I'll give Ramengvrl one thing: It was authentic. By authentic I mean, globules of fat floating on the surface like lost icebergs, delicate pork sifting in and out of sight, and chewy noodles keeping all in check. The taste was overwhelmingly fatty. I barely could eat a half the bowl, and had to fight to push back chunks of fat to get to the decent (if fishy) broth. Yet another "Japanese approved" place for sure, but something that pushes most Western palates a little too far. The irony being the best Ramen I ever ate in Japan, and recommended by ramen addicts there had silky, deep broth and buckets of flavour. No icebergs of fat in sight.
Yoiko Ramen ($$)
Christmas Day was upon us, well me. I'm not much of a celebrator of any holidays so I decided to find a pub, get wrecked and then eat a steak. Simple man, simple pleasures.

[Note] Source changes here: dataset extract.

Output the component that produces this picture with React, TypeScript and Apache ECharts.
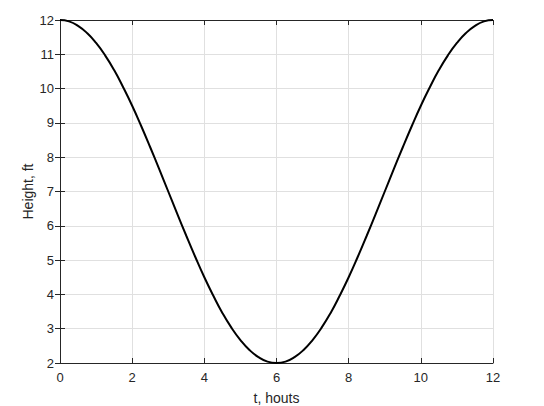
import React, { useEffect, useRef } from "react";
import * as echarts from "echarts";

const tHours = [
  0, 0.25, 0.5, 0.75, 1, 1.25, 1.5, 1.75, 2, 2.25, 2.5, 2.75, 3, 3.25, 3.5, 3.75,
  4, 4.25, 4.5, 4.75, 5, 5.25, 5.5, 5.75, 6, 6.25, 6.5, 6.75, 7, 7.25, 7.5, 7.75,
  8, 8.25, 8.5, 8.75, 9, 9.25, 9.5, 9.75, 10, 10.25, 10.5, 10.75, 11, 11.25, 11.5,
  11.75, 12,
];
const heightFt = [
  12, 11.96, 11.83, 11.62, 11.33, 10.97, 10.54, 10.04, 9.5, 8.91, 8.29, 7.65, 7,
  6.35, 5.71, 5.09, 4.5, 3.96, 3.46, 3.03, 2.67, 2.38, 2.17, 2.04, 2, 2.04, 2.17,
  2.38, 2.67, 3.03, 3.46, 3.96, 4.5, 5.09, 5.71, 6.35, 7, 7.65, 8.29, 8.91, 9.5,
  10.04, 10.54, 10.97, 11.33, 11.62, 11.83, 11.96, 12,
];
const xTicks = { min: 0, max: 12, interval: 2 };
const yTicks = { min: 2, max: 12, interval: 1 };
const xLabel = "t, houts";
const yLabel = "Height, ft";

const FONT = "Liberation Sans, Arial, Helvetica, sans-serif";
const TEXT = "#262626";

export default function App() {
  const ref = useRef<HTMLDivElement>(null);
  useEffect(() => {
    if (!ref.current) return;
    const chart = echarts.init(ref.current, null, { renderer: "svg" });
    const axisLine = { show: true, lineStyle: { color: TEXT, width: 1 } };
    const gridLine = { show: true, lineStyle: { color: "#e0e0e0", width: 1 } };
    const tick = { show: true, inside: true, length: 5, lineStyle: { color: TEXT, width: 1 } };
    chart.setOption({
      animation: false,
      backgroundColor: "#ffffff",
      grid: {
        left: 60,
        right: 51,
        top: 20,
        bottom: 43,
        containLabel: false,
        outerBoundsMode: "none",
      },
      xAxis: [
        {
          type: "value",
          position: "bottom",
          ...xTicks,
          name: xLabel,
          nameLocation: "middle",
          nameGap: 28,
          nameMoveOverlap: false,
          nameTextStyle: { fontFamily: FONT, fontSize: 14, color: TEXT },
          axisLine,
          axisTick: tick,
          axisLabel: { fontFamily: FONT, fontSize: 13, color: TEXT, margin: 8 },
          splitLine: gridLine,
        },
        {
          type: "value",
          position: "top",
          ...xTicks,
          axisLine,
          axisTick: tick,
          axisLabel: { show: false },
          splitLine: { show: false },
        },
      ],
      yAxis: [
        {
          type: "value",
          position: "left",
          ...yTicks,
          name: yLabel,
          nameLocation: "middle",
          nameGap: 25,
          nameMoveOverlap: false,
          nameTextStyle: { fontFamily: FONT, fontSize: 14, color: TEXT },
          axisLine,
          axisTick: tick,
          axisLabel: { fontFamily: FONT, fontSize: 13, color: TEXT, margin: 6 },
          splitLine: gridLine,
        },
        {
          type: "value",
          position: "right",
          ...yTicks,
          axisLine,
          axisTick: tick,
          axisLabel: { show: false },
          splitLine: { show: false },
        },
      ],
      series: [
        {
          type: "line",
          xAxisIndex: 0,
          yAxisIndex: 0,
          data: tHours.map((t, i) => [t, heightFt[i]]),
          smooth: true,
          showSymbol: false,
          lineStyle: { color: "#000000", width: 2 },
          clip: false,
        },
      ],
    });
    return () => chart.dispose();
  }, []);
  return (
    <div
      ref={ref}
      style={{ position: "fixed", left: 0, top: 0, width: 544, height: 406, background: "#fff" }}
    />
  );
}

Eastern Promise was a 20 minute scooter ride away, so I hopped on a bike and allowed him to steer me to my destination without cuts or grazes. The pub itself was a tarted up British Pub with the proud words claiming it to be "Jakarta's Oldest English Pub". It was late afternoon and the pub was crammed with suited and booted revellers, ex-pats (immigrants) holding their local wives, local girls flirting with businessmen, the veritable drunk who everyone secretly felt sorry for, and the one loner (me) hiding in a corner drinking a nerve-dampening ale. After a couple of hours I felt the need to move on and headed to El Asador for an above average steak and some Argentinian red.
My final full day in Jakarta arrived, much to my dismay. If i'd have known i'd like it so much I would not have booked onward tickets, but duty called and I embraced the day in the hope that the final bowl of ramen would be THE ONE!
Tired of breathing in every car and motorbikes asshole, I decided to splash out and hire an Uber taxi to take me the 35 minutes (or an hour in traffic) to Ikkudo Ichi Ramen! Raved about on many articles and blogs, I suddenly stoked the fires of hope and gazed out the car window focused on the meal ahead. Thankfully (for me) this restaurant served pork, so the full enjoyment factor could be turned up to 11. I walked around the gigantic mall a few times before finding the restaurant, with an insane line waiting to get in. Good sign, bad start. Thankfully the waitress looked at me and signalled 1 (the loneliest number) to which I nodded and she beckoned me and asked if I mind sitting at the counter. By all means no! I do not mind. I took my spot, ordered their recommended bowl and sat fidgeting like a schoolboy anxiously watching everytime the kitchen door opened to see if my food was coming. After an exceedingly long wait, well the place was packed, my bowl arrived and heaven stood still for a moment. I could just tell from the look that this was going to be a winner. My heart leapt. Tears erupted from barren pores. My hands shook as I held aloft the spoon and dipped it beneath that glossy, tanned pool of goodness.
Ikkudo Ichi ($$)
The soup was perfect. I almost let out a yelp. I hurried to taste the noodles. Perfect. The pork. Perfect. The egg. Perfect. Then sat back, took it all in and proceeded to savour every last droplet until the bowls nakedness shone through. I gladly paid, walked off the calories for a half hour and then headed back to my hotel to pack my bags, open a bottle of wine, stare out the window at the beautiful garden and reflect on my week in Jakarta.
Despite the pollution and the traffic, it is a place I'd love to return to because I know for a fact I didn't even scratch the surface.